STATED EXERCISE: Repeat the material below exactly, with no pictures.
►
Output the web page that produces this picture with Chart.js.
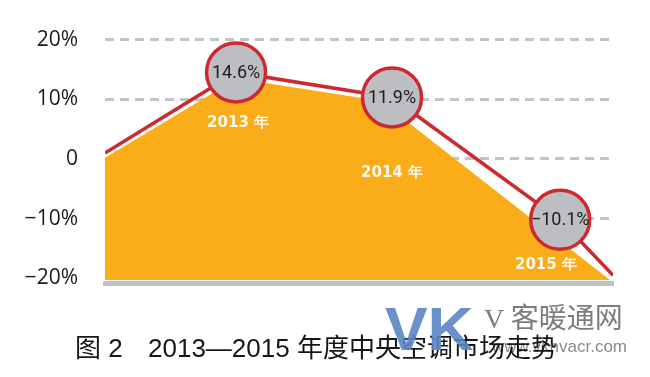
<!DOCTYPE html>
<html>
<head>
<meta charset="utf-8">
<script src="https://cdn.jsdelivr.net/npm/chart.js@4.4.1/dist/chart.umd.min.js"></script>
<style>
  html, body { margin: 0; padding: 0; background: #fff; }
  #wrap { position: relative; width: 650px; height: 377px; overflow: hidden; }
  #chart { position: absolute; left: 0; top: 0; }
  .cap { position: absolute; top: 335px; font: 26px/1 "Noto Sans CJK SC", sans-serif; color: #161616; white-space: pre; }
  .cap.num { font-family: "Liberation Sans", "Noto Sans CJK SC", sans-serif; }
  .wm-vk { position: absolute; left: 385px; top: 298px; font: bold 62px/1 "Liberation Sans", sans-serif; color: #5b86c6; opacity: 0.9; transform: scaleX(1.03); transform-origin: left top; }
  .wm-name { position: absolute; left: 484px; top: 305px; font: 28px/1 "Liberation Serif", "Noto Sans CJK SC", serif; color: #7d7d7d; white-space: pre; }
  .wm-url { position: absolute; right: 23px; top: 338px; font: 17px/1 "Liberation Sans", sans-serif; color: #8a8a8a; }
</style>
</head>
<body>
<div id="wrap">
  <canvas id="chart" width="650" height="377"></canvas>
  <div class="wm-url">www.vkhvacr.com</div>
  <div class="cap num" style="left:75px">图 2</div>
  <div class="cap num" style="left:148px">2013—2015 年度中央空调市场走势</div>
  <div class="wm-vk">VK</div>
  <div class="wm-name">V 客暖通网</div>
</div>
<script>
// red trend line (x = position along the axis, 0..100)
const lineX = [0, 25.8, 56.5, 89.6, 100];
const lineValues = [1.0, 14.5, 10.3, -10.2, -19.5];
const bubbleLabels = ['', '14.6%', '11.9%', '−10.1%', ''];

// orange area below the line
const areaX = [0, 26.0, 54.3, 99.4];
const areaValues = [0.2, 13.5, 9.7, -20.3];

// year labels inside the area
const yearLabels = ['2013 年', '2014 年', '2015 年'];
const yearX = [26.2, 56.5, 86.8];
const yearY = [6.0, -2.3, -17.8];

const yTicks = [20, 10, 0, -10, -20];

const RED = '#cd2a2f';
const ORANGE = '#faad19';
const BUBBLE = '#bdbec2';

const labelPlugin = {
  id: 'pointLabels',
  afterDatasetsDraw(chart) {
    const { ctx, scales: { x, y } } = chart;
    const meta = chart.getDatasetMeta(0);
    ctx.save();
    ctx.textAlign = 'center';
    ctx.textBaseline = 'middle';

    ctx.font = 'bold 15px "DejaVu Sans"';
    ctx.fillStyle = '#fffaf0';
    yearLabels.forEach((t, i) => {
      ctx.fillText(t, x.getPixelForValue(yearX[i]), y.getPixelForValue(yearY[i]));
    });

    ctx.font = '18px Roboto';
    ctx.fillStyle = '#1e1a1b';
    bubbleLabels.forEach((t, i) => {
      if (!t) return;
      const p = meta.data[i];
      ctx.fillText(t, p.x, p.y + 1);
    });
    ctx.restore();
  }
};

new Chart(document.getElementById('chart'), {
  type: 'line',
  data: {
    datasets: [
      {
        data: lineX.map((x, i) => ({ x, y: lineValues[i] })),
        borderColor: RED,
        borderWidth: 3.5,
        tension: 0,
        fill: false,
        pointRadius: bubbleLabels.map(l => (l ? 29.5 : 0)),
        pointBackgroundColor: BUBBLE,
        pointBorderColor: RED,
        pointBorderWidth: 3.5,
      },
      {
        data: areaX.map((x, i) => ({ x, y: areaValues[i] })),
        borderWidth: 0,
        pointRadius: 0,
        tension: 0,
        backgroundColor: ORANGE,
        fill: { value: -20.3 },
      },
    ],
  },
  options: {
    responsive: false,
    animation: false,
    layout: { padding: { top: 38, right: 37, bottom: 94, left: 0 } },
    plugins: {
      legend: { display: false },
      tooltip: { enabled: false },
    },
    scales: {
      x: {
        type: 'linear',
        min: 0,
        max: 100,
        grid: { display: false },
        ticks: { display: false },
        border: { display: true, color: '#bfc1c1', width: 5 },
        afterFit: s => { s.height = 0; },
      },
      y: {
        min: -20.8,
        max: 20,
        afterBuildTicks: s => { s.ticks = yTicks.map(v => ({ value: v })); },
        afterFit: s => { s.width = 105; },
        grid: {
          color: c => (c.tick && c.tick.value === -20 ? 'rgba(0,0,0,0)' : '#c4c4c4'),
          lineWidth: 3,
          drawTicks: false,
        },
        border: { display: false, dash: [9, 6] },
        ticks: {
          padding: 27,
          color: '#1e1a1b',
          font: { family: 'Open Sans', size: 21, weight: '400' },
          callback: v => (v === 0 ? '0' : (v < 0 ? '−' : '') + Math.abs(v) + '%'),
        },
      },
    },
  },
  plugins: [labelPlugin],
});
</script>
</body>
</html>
◄
REPLY:
Output the web page that produces this picture with Chart.js.
<!DOCTYPE html>
<html>
<head>
<meta charset="utf-8">
<script src="https://cdn.jsdelivr.net/npm/chart.js@4.4.1/dist/chart.umd.min.js"></script>
<style>
  html, body { margin: 0; padding: 0; background: #fff; }
  #wrap { position: relative; width: 650px; height: 377px; overflow: hidden; }
  #chart { position: absolute; left: 0; top: 0; }
  .cap { position: absolute; top: 335px; font: 26px/1 "Noto Sans CJK SC", sans-serif; color: #161616; white-space: pre; }
  .cap.num { font-family: "Liberation Sans", "Noto Sans CJK SC", sans-serif; }
  .wm-vk { position: absolute; left: 385px; top: 298px; font: bold 62px/1 "Liberation Sans", sans-serif; color: #5b86c6; opacity: 0.9; transform: scaleX(1.03); transform-origin: left top; }
  .wm-name { position: absolute; left: 484px; top: 305px; font: 28px/1 "Liberation Serif", "Noto Sans CJK SC", serif; color: #7d7d7d; white-space: pre; }
  .wm-url { position: absolute; right: 23px; top: 338px; font: 17px/1 "Liberation Sans", sans-serif; color: #8a8a8a; }
</style>
</head>
<body>
<div id="wrap">
  <canvas id="chart" width="650" height="377"></canvas>
  <div class="wm-url">www.vkhvacr.com</div>
  <div class="cap num" style="left:75px">图 2</div>
  <div class="cap num" style="left:148px">2013—2015 年度中央空调市场走势</div>
  <div class="wm-vk">VK</div>
  <div class="wm-name">V 客暖通网</div>
</div>
<script>
// red trend line (x = position along the axis, 0..100)
const lineX = [0, 25.8, 56.5, 89.6, 100];
const lineValues = [1.0, 14.5, 10.3, -10.2, -19.5];
const bubbleLabels = ['', '14.6%', '11.9%', '−10.1%', ''];

// orange area below the line
const areaX = [0, 26.0, 54.3, 99.4];
const areaValues = [0.2, 13.5, 9.7, -20.3];

// year labels inside the area
const yearLabels = ['2013 年', '2014 年', '2015 年'];
const yearX = [26.2, 56.5, 86.8];
const yearY = [6.0, -2.3, -17.8];

const yTicks = [20, 10, 0, -10, -20];

const RED = '#cd2a2f';
const ORANGE = '#faad19';
const BUBBLE = '#bdbec2';

const labelPlugin = {
  id: 'pointLabels',
  afterDatasetsDraw(chart) {
    const { ctx, scales: { x, y } } = chart;
    const meta = chart.getDatasetMeta(0);
    ctx.save();
    ctx.textAlign = 'center';
    ctx.textBaseline = 'middle';

    ctx.font = 'bold 15px "DejaVu Sans"';
    ctx.fillStyle = '#fffaf0';
    yearLabels.forEach((t, i) => {
      ctx.fillText(t, x.getPixelForValue(yearX[i]), y.getPixelForValue(yearY[i]));
    });

    ctx.font = '18px Roboto';
    ctx.fillStyle = '#1e1a1b';
    bubbleLabels.forEach((t, i) => {
      if (!t) return;
      const p = meta.data[i];
      ctx.fillText(t, p.x, p.y + 1);
    });
    ctx.restore();
  }
};

new Chart(document.getElementById('chart'), {
  type: 'line',
  data: {
    datasets: [
      {
        data: lineX.map((x, i) => ({ x, y: lineValues[i] })),
        borderColor: RED,
        borderWidth: 3.5,
        tension: 0,
        fill: false,
        pointRadius: bubbleLabels.map(l => (l ? 29.5 : 0)),
        pointBackgroundColor: BUBBLE,
        pointBorderColor: RED,
        pointBorderWidth: 3.5,
      },
      {
        data: areaX.map((x, i) => ({ x, y: areaValues[i] })),
        borderWidth: 0,
        pointRadius: 0,
        tension: 0,
        backgroundColor: ORANGE,
        fill: { value: -20.3 },
      },
    ],
  },
  options: {
    responsive: false,
    animation: false,
    layout: { padding: { top: 38, right: 37, bottom: 94, left: 0 } },
    plugins: {
      legend: { display: false },
      tooltip: { enabled: false },
    },
    scales: {
      x: {
        type: 'linear',
        min: 0,
        max: 100,
        grid: { display: false },
        ticks: { display: false },
        border: { display: true, color: '#bfc1c1', width: 5 },
        afterFit: s => { s.height = 0; },
      },
      y: {
        min: -20.8,
        max: 20,
        afterBuildTicks: s => { s.ticks = yTicks.map(v => ({ value: v })); },
        afterFit: s => { s.width = 105; },
        grid: {
          color: c => (c.tick && c.tick.value === -20 ? 'rgba(0,0,0,0)' : '#c4c4c4'),
          lineWidth: 3,
          drawTicks: false,
        },
        border: { display: false, dash: [9, 6] },
        ticks: {
          padding: 27,
          color: '#1e1a1b',
          font: { family: 'Open Sans', size: 21, weight: '400' },
          callback: v => (v === 0 ? '0' : (v < 0 ? '−' : '') + Math.abs(v) + '%'),
        },
      },
    },
  },
  plugins: [labelPlugin],
});
</script>
</body>
</html>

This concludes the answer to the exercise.